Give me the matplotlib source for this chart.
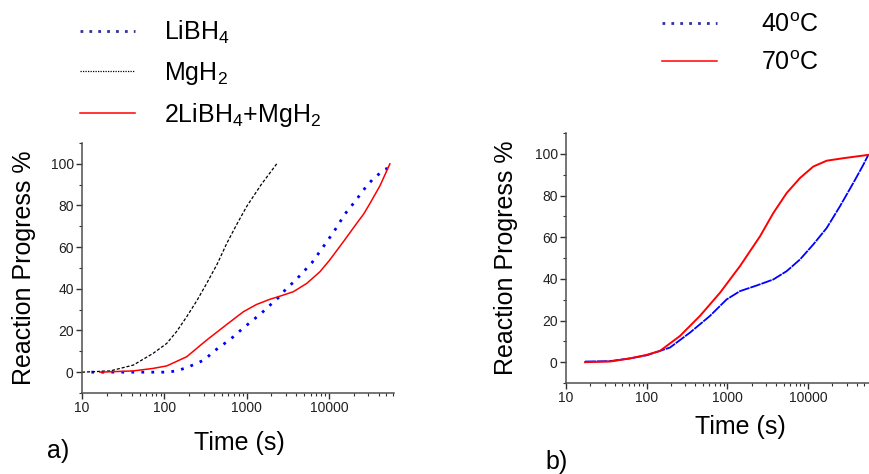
import matplotlib
matplotlib.use("Agg")
import matplotlib.pyplot as plt
from matplotlib.lines import Line2D
from matplotlib.ticker import LogLocator, MultipleLocator, NullFormatter, FixedLocator

plt.rcParams['font.family'] = ['Liberation Sans', 'DejaVu Sans']
plt.rcParams['mathtext.fontset'] = 'custom'
plt.rcParams['mathtext.rm'] = 'Liberation Sans'
plt.rcParams['mathtext.it'] = 'Liberation Sans:italic'
plt.rcParams['mathtext.bf'] = 'Liberation Sans:bold'

# ---- Panel a data (time s, reaction progress %) ----
mgh2_t = [10, 22, 42, 73, 107, 141, 187, 250, 327, 440, 575, 760, 1000, 1500, 2320]
mgh2_y = [0, 0.6, 3.4, 9, 13.8, 19.5, 26.6, 34.5, 42.6, 52, 61.9, 71, 79.5, 90, 100]

libh4_t = [13, 20, 30, 45, 65, 107, 141, 187, 247, 313, 392, 520, 690, 880, 1170, 1530,
           1930, 2500, 3050, 3860, 6200, 8530, 11500, 15700, 20800, 27000, 34700, 48000, 59600]
libh4_y = [0, 0, 0, 0, 0, 0, 0.6, 2.2, 4.2, 6.1, 9.8, 13.3, 17, 20.7, 24.7, 28.5,
           32.2, 36.2, 40.2, 43.8, 52.5, 60.2, 67.5, 76, 82, 88, 93, 97.4, 98.7]

mix_t = [16.5, 42, 73, 107, 187, 327, 600, 912, 1320, 1924, 2550, 3690, 5370, 7770,
         10200, 14960, 21800, 26500, 31600, 41700, 55000]
mix_y = [0, 0.6, 1.8, 3.0, 7.4, 15.4, 23.5, 29, 32.5, 35, 36.5, 38.6, 42.6, 48.2,
         53.8, 62.6, 71.5, 76, 81.1, 89.5, 100]

# ---- Panel b data ----
t70 = [17.2, 35, 62, 100, 146, 259, 457, 809, 1432, 2535, 3710, 5430, 7940, 11600,
       17000, 27300, 55700]
y70 = [0, 0.3, 1.8, 3.5, 5.4, 12.6, 22.2, 33.3, 46.1, 60.4, 71.6, 81.2, 88.4, 93.9,
       96.7, 97.9, 99.5]

t40 = [17.2, 35, 62, 100, 194, 344, 608, 977, 1432, 2307, 3710, 5430, 7940, 11600,
       17000, 24800, 36300, 48300, 55700]
y40 = [0.3, 0.5, 1.8, 3.3, 7.0, 14.2, 22.2, 30.1, 34.1, 36.8, 39.7, 43.7, 49.3, 56.5,
       64.4, 74.8, 86.0, 94.7, 99.5]

labels_a = ['LiBH$_4$', 'MgH$_2$', '2LiBH$_4$+MgH$_2$']
labels_b = ['40$^\\mathrm{o}$C', '70$^\\mathrm{o}$C']
xlabel = 'Time (s)'
ylabel = 'Reaction Progress %'
yticks = [0, 20, 40, 60, 80, 100]
xticks = [10, 100, 1000, 10000]

fig = plt.figure(figsize=(8.7, 4.74), dpi=100)
W, H = 870, 474

def px_axes(l, t, r, b):
    return fig.add_axes([l / W, 1 - b / H, (r - l) / W, (b - t) / H])

axa = px_axes(82, 143, 394, 393)
axb = px_axes(566, 133, 870, 383)

spine_col = '#505050'
for ax, xmax in ((axa, 61700), (axb, 58500)):
    ax.set_xscale('log')
    ax.set_xlim(10, xmax)
    ax.set_ylim(-10, 110)
    for s in ('top', 'right'):
        ax.spines[s].set_visible(False)
    for s in ('left', 'bottom'):
        ax.spines[s].set_color(spine_col)
        ax.spines[s].set_linewidth(1.1)
    ax.xaxis.set_major_locator(FixedLocator(xticks))
    ax.set_xticklabels([str(v) for v in xticks])
    ax.xaxis.set_minor_locator(LogLocator(base=10, subs=range(2, 10)))
    ax.xaxis.set_minor_formatter(NullFormatter())
    ax.set_yticks(yticks)
    ax.yaxis.set_minor_locator(MultipleLocator(10))
    ax.tick_params(which='major', direction='out', length=4, width=1.0, color='#303030',
                   labelsize=10, labelcolor='#202020', pad=2)
    ax.tick_params(which='minor', direction='out', length=2.5, width=0.8, color='#303030')
    ax.set_xlabel(xlabel, fontsize=18, va='center', ha='center')
    ax.set_ylabel(ylabel, fontsize=18, va='center', ha='center')

axa.xaxis.set_label_coords(0.506, -0.2)
axa.yaxis.set_label_coords(-0.186, 0.5)
axb.xaxis.set_label_coords(0.572, -0.176)
axb.yaxis.set_label_coords(-0.197, 0.5)

# Panel a curves
axa.plot(libh4_t, libh4_y, color='#0000ff', lw=2.0, ls=(0, (1, 2.6)))
axa.plot(mgh2_t, mgh2_y, color='black', lw=0.9, ls=(0, (2.5, 1.5)))
axa.plot(mix_t, mix_y, color='#ff0000', lw=1.1)

# Panel b curves
axb.plot(t40, y40, color='#0000ff', lw=1.3, ls=(0, (6, 0.5)))
axb.plot(t70, y70, color='#ff0000', lw=1.4)

# Legends
ha = [Line2D([], [], color='#3030a0', lw=2.0, ls=(0, (1, 2.2))),
      Line2D([], [], color='black', lw=0.9, ls=(0, (1, 1))),
      Line2D([], [], color='#ff0000', lw=1.1)]
fig.legend(ha, labels_a, loc='upper left', bbox_to_anchor=(80 / W, 1 - 19 / H),
           frameon=False, fontsize=18, borderpad=0, borderaxespad=0,
           handlelength=2.2, handletextpad=1.15, labelspacing=0.55)

hb = [Line2D([], [], color='#3030a0', lw=2.0, ls=(0, (1, 2.2))),
      Line2D([], [], color='#ff0000', lw=1.1)]
fig.legend(hb, labels_b, loc='upper left', bbox_to_anchor=(662 / W, 1 - 13 / H),
           frameon=False, fontsize=18, borderpad=0, borderaxespad=0,
           handlelength=2.2, handletextpad=1.75, labelspacing=0.55)

fig.text(58 / W, 1 - 451 / H, 'a)', fontsize=18, ha='center', va='center')
fig.text(557 / W, 1 - 462 / H, 'b)', fontsize=18, ha='center', va='center')

fig.savefig('out.png', dpi=100)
........
#### DIRECTION:
From start to finish, output the listing exactly, but omit its pictures.

#### TASK RESPONSE:
Give me the matplotlib source for this chart.
import matplotlib
matplotlib.use("Agg")
import matplotlib.pyplot as plt
from matplotlib.lines import Line2D
from matplotlib.ticker import LogLocator, MultipleLocator, NullFormatter, FixedLocator

plt.rcParams['font.family'] = ['Liberation Sans', 'DejaVu Sans']
plt.rcParams['mathtext.fontset'] = 'custom'
plt.rcParams['mathtext.rm'] = 'Liberation Sans'
plt.rcParams['mathtext.it'] = 'Liberation Sans:italic'
plt.rcParams['mathtext.bf'] = 'Liberation Sans:bold'

# ---- Panel a data (time s, reaction progress %) ----
mgh2_t = [10, 22, 42, 73, 107, 141, 187, 250, 327, 440, 575, 760, 1000, 1500, 2320]
mgh2_y = [0, 0.6, 3.4, 9, 13.8, 19.5, 26.6, 34.5, 42.6, 52, 61.9, 71, 79.5, 90, 100]

libh4_t = [13, 20, 30, 45, 65, 107, 141, 187, 247, 313, 392, 520, 690, 880, 1170, 1530,
           1930, 2500, 3050, 3860, 6200, 8530, 11500, 15700, 20800, 27000, 34700, 48000, 59600]
libh4_y = [0, 0, 0, 0, 0, 0, 0.6, 2.2, 4.2, 6.1, 9.8, 13.3, 17, 20.7, 24.7, 28.5,
           32.2, 36.2, 40.2, 43.8, 52.5, 60.2, 67.5, 76, 82, 88, 93, 97.4, 98.7]

mix_t = [16.5, 42, 73, 107, 187, 327, 600, 912, 1320, 1924, 2550, 3690, 5370, 7770,
         10200, 14960, 21800, 26500, 31600, 41700, 55000]
mix_y = [0, 0.6, 1.8, 3.0, 7.4, 15.4, 23.5, 29, 32.5, 35, 36.5, 38.6, 42.6, 48.2,
         53.8, 62.6, 71.5, 76, 81.1, 89.5, 100]

# ---- Panel b data ----
t70 = [17.2, 35, 62, 100, 146, 259, 457, 809, 1432, 2535, 3710, 5430, 7940, 11600,
       17000, 27300, 55700]
y70 = [0, 0.3, 1.8, 3.5, 5.4, 12.6, 22.2, 33.3, 46.1, 60.4, 71.6, 81.2, 88.4, 93.9,
       96.7, 97.9, 99.5]

t40 = [17.2, 35, 62, 100, 194, 344, 608, 977, 1432, 2307, 3710, 5430, 7940, 11600,
       17000, 24800, 36300, 48300, 55700]
y40 = [0.3, 0.5, 1.8, 3.3, 7.0, 14.2, 22.2, 30.1, 34.1, 36.8, 39.7, 43.7, 49.3, 56.5,
       64.4, 74.8, 86.0, 94.7, 99.5]

labels_a = ['LiBH$_4$', 'MgH$_2$', '2LiBH$_4$+MgH$_2$']
labels_b = ['40$^\\mathrm{o}$C', '70$^\\mathrm{o}$C']
xlabel = 'Time (s)'
ylabel = 'Reaction Progress %'
yticks = [0, 20, 40, 60, 80, 100]
xticks = [10, 100, 1000, 10000]

fig = plt.figure(figsize=(8.7, 4.74), dpi=100)
W, H = 870, 474

def px_axes(l, t, r, b):
    return fig.add_axes([l / W, 1 - b / H, (r - l) / W, (b - t) / H])

axa = px_axes(82, 143, 394, 393)
axb = px_axes(566, 133, 870, 383)

spine_col = '#505050'
for ax, xmax in ((axa, 61700), (axb, 58500)):
    ax.set_xscale('log')
    ax.set_xlim(10, xmax)
    ax.set_ylim(-10, 110)
    for s in ('top', 'right'):
        ax.spines[s].set_visible(False)
    for s in ('left', 'bottom'):
        ax.spines[s].set_color(spine_col)
        ax.spines[s].set_linewidth(1.1)
    ax.xaxis.set_major_locator(FixedLocator(xticks))
    ax.set_xticklabels([str(v) for v in xticks])
    ax.xaxis.set_minor_locator(LogLocator(base=10, subs=range(2, 10)))
    ax.xaxis.set_minor_formatter(NullFormatter())
    ax.set_yticks(yticks)
    ax.yaxis.set_minor_locator(MultipleLocator(10))
    ax.tick_params(which='major', direction='out', length=4, width=1.0, color='#303030',
                   labelsize=10, labelcolor='#202020', pad=2)
    ax.tick_params(which='minor', direction='out', length=2.5, width=0.8, color='#303030')
    ax.set_xlabel(xlabel, fontsize=18, va='center', ha='center')
    ax.set_ylabel(ylabel, fontsize=18, va='center', ha='center')

axa.xaxis.set_label_coords(0.506, -0.2)
axa.yaxis.set_label_coords(-0.186, 0.5)
axb.xaxis.set_label_coords(0.572, -0.176)
axb.yaxis.set_label_coords(-0.197, 0.5)

# Panel a curves
axa.plot(libh4_t, libh4_y, color='#0000ff', lw=2.0, ls=(0, (1, 2.6)))
axa.plot(mgh2_t, mgh2_y, color='black', lw=0.9, ls=(0, (2.5, 1.5)))
axa.plot(mix_t, mix_y, color='#ff0000', lw=1.1)

# Panel b curves
axb.plot(t40, y40, color='#0000ff', lw=1.3, ls=(0, (6, 0.5)))
axb.plot(t70, y70, color='#ff0000', lw=1.4)

# Legends
ha = [Line2D([], [], color='#3030a0', lw=2.0, ls=(0, (1, 2.2))),
      Line2D([], [], color='black', lw=0.9, ls=(0, (1, 1))),
      Line2D([], [], color='#ff0000', lw=1.1)]
fig.legend(ha, labels_a, loc='upper left', bbox_to_anchor=(80 / W, 1 - 19 / H),
           frameon=False, fontsize=18, borderpad=0, borderaxespad=0,
           handlelength=2.2, handletextpad=1.15, labelspacing=0.55)

hb = [Line2D([], [], color='#3030a0', lw=2.0, ls=(0, (1, 2.2))),
      Line2D([], [], color='#ff0000', lw=1.1)]
fig.legend(hb, labels_b, loc='upper left', bbox_to_anchor=(662 / W, 1 - 13 / H),
           frameon=False, fontsize=18, borderpad=0, borderaxespad=0,
           handlelength=2.2, handletextpad=1.75, labelspacing=0.55)

fig.text(58 / W, 1 - 451 / H, 'a)', fontsize=18, ha='center', va='center')
fig.text(557 / W, 1 - 462 / H, 'b)', fontsize=18, ha='center', va='center')

fig.savefig('out.png', dpi=100)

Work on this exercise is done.